After three years of contraction, credit growth in the euro has returned to positive territory. Historically low interest rates along with rising confidence have increased private sector demand for credit, while better economic prospects have brought banks to soften their lending standards. There are differences between countries, but on average we can see positive movements in the credit policy of the banking sector. You can be more optimistic or less here, but clearly the situation has improved. So in terms of the credit channel stimulating the real economy, I think it works. We just need more time.

On 3 December 2015 the ECB announced it would extend the QE programme until March of 2017. The idea is to go deeper into QE, into more flexible monetary policy, and to give the banking system more possibilities to lend more to the real economy. In addition, on 10 March 2016 the Governing Council of the ECB introduced an extended package of tools to ease its monetary stance further, responding to weakened growth prospects and inflation development:

1) monthly purchases under the asset purchase programme will be expanded to €80 billion starting in April, and the scope of eligible assets under QE has been broadened by including investment- grade corporate bonds;

2) all key ECB interest rates were lowered: the base policy rate, marginal lending and deposit rates decreased to 0.00 percent, 0.25 percent and -0.40 percent, respectively;

3) a new series of four targeted longer-term refinancing operations (TLTRO II), each with a maturity of four years, will be conducted from June 2016 to March 2017, offering attractive long-term funding conditions to banks to stimulate credit creation.


In view of the recent economic challenges, the EU has proved its ability to take ambitious commitments and find solutions quickly in very difficult situations. But even if we have found some short-term solutions, it is important to admit that we still badly need long-term decisions and – I would like to particularly underline – not only decisions, but of course also actions. At this stage the most important thing is the ability to stick to what was agreed. Just to illustrate, according to the European Commission assessment of draft budget plans for 2016, only 5 of the 28 EU members fully complied with the provisions of the Stability and Growth Pact. Another sad example is that none of the EU states fully addressed any of the 157 country-specific recommendations for 2014-2015.
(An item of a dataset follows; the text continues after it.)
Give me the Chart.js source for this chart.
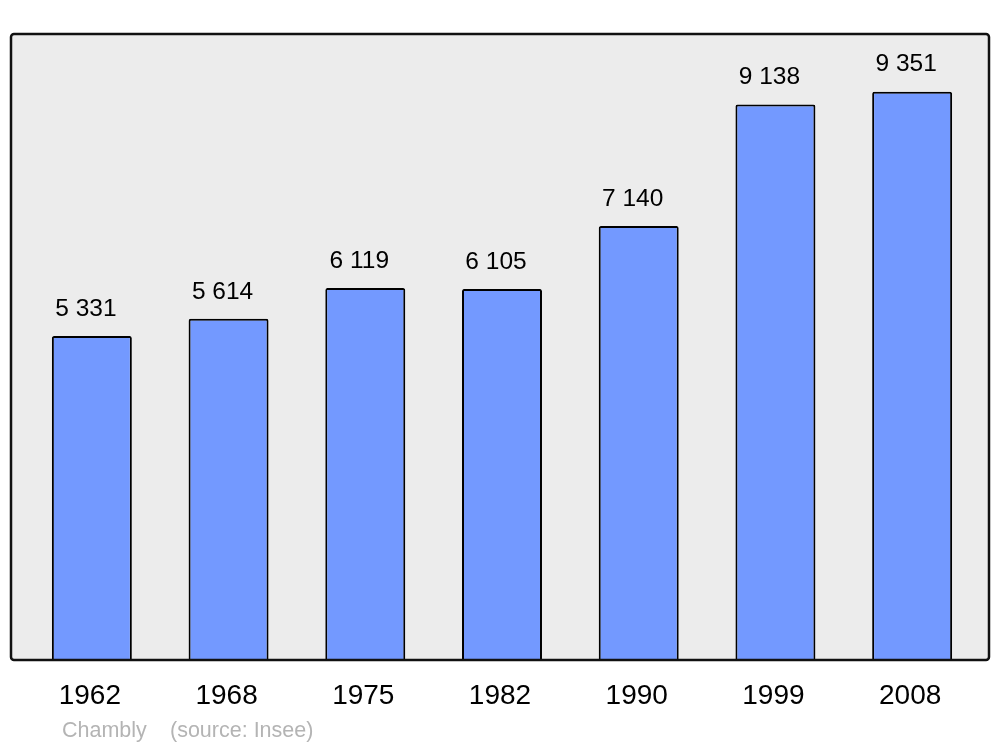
<!DOCTYPE html>
<html>
<head>
<meta charset="utf-8">
<script src="https://cdn.jsdelivr.net/npm/chart.js@4/dist/chart.umd.min.js"></script>
<style>
  html, body { margin: 0; padding: 0; background: #fff; }
  #wrap { width: 1000px; height: 747px; }
</style>
</head>
<body>
<div id="wrap"><canvas id="grafico" width="1000" height="747"></canvas></div>
<script>
const annees = ["1962", "1968", "1975", "1982", "1990", "1999", "2008"];
const population = [5331, 5614, 6119, 6105, 7140, 9138, 9351];
const commune = "Chambly";
const source = "(source: Insee)";

function formatFR(n) {
  return String(n).replace(/\B(?=(\d{3})+(?!\d))/g, " ");
}

// fond gris + cadre
const cadre = {
  id: "cadre",
  beforeDatasetsDraw(chart) {
    const { ctx, chartArea: a } = chart;
    ctx.save();
    ctx.fillStyle = "#ececec";
    ctx.beginPath();
    ctx.roundRect(a.left - 12.5, a.top, a.right - a.left + 21, a.bottom - a.top, 3);
    ctx.fill();
    ctx.restore();
  },
  afterDatasetsDraw(chart) {
    const { ctx, chartArea: a } = chart;
    ctx.save();
    ctx.strokeStyle = "#111";
    ctx.lineWidth = 2.5;
    ctx.beginPath();
    ctx.roundRect(a.left - 12.5, a.top, a.right - a.left + 21, a.bottom - a.top, 3);
    ctx.stroke();

    // valeurs au-dessus des barres
    const meta = chart.getDatasetMeta(0);
    ctx.fillStyle = "#000";
    ctx.textAlign = "center";
    ctx.textBaseline = "middle";
    ctx.font = "24.5px 'Liberation Sans', Arial, sans-serif";
    meta.data.forEach((bar, i) => {
      ctx.fillText(formatFR(population[i]), bar.x - 6, bar.y - 27);
    });

    // années
    const xs = chart.scales.x;
    ctx.font = "28px 'Liberation Sans', Arial, sans-serif";
    annees.forEach((an, i) => {
      ctx.fillText(an, xs.getPixelForValue(i) - 2, a.bottom + 36);
    });

    // pied
    ctx.fillStyle = "#b4b4b4";
    ctx.textAlign = "left";
    ctx.font = "21.5px 'Liberation Sans', Arial, sans-serif";
    ctx.fillText(commune, 62, a.bottom + 71);
    ctx.fillText(source, 170, a.bottom + 71);
    ctx.restore();
  }
};

new Chart(document.getElementById("grafico").getContext("2d"), {
  type: "bar",
  data: {
    labels: annees,
    datasets: [{
      data: population,
      backgroundColor: "#7399ff",
      borderColor: "#000",
      borderWidth: 2,
      borderSkipped: "bottom",
      borderRadius: { topLeft: 2, topRight: 2, bottomLeft: 0, bottomRight: 0 },
      barPercentage: 0.585,
      categoryPercentage: 1
    }]
  },
  options: {
    responsive: false,
    animation: false,
    layout: { padding: { left: 23.5, right: 19.5, top: 34, bottom: 87 } },
    plugins: { legend: { display: false }, tooltip: { enabled: false } },
    scales: {
      x: { display: false },
      y: { display: false, min: 0, max: 10300 }
    }
  },
  plugins: [cadre]
});
</script>
</body>
</html>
Why is the EU track record in complying with what is agreed so poor and, most importantly, how can we change that? The so-called Five Presidents’ Report published last summer proposed the next steps toward completing the Economic and Monetary Union. Among other things, the report suggested to create new institutions including national competitiveness authorities  and a European fiscal authority. In my understanding, the main problem today and what makes compliance weak is not the lack of institutions, but the complexity of the rules. I think we should spend less time creating new procedures and institutions, and should concentrate on implementing the agreed rules. 

The core idea of the EU is the Single Market. Yet we tend to forget that the potential benefits of the Single Market are still not fully reaped. The capital market is a good example. Well-developed capital markets allocate capital more cost efficiently across industries and countries, offer financing to benefit long-term growth where banks are reluctant to take risks, and help to distribute risks more efficiently. In Europe we are used to seeing banks as the main source of capital. It is very important to create more opportunities to find alternatives to the banking finance.

While progress in capital markets may take some time, in banking sector supervision I see a quite positive outlook. The Single Supervisory Mechanism came into force at the end of 2014 and means all banks in the Eurozone are now supervised by one authority in Frankfurt. We also have the second pillar of the Banking Union in the Single Resolution Mechanism, which started from the first of January this year. And the European Commission has recently made a proposal for creating a supranational deposit insurance framework by 2024. That is also a very important pillar of the new banking framework and wider support for it is needed.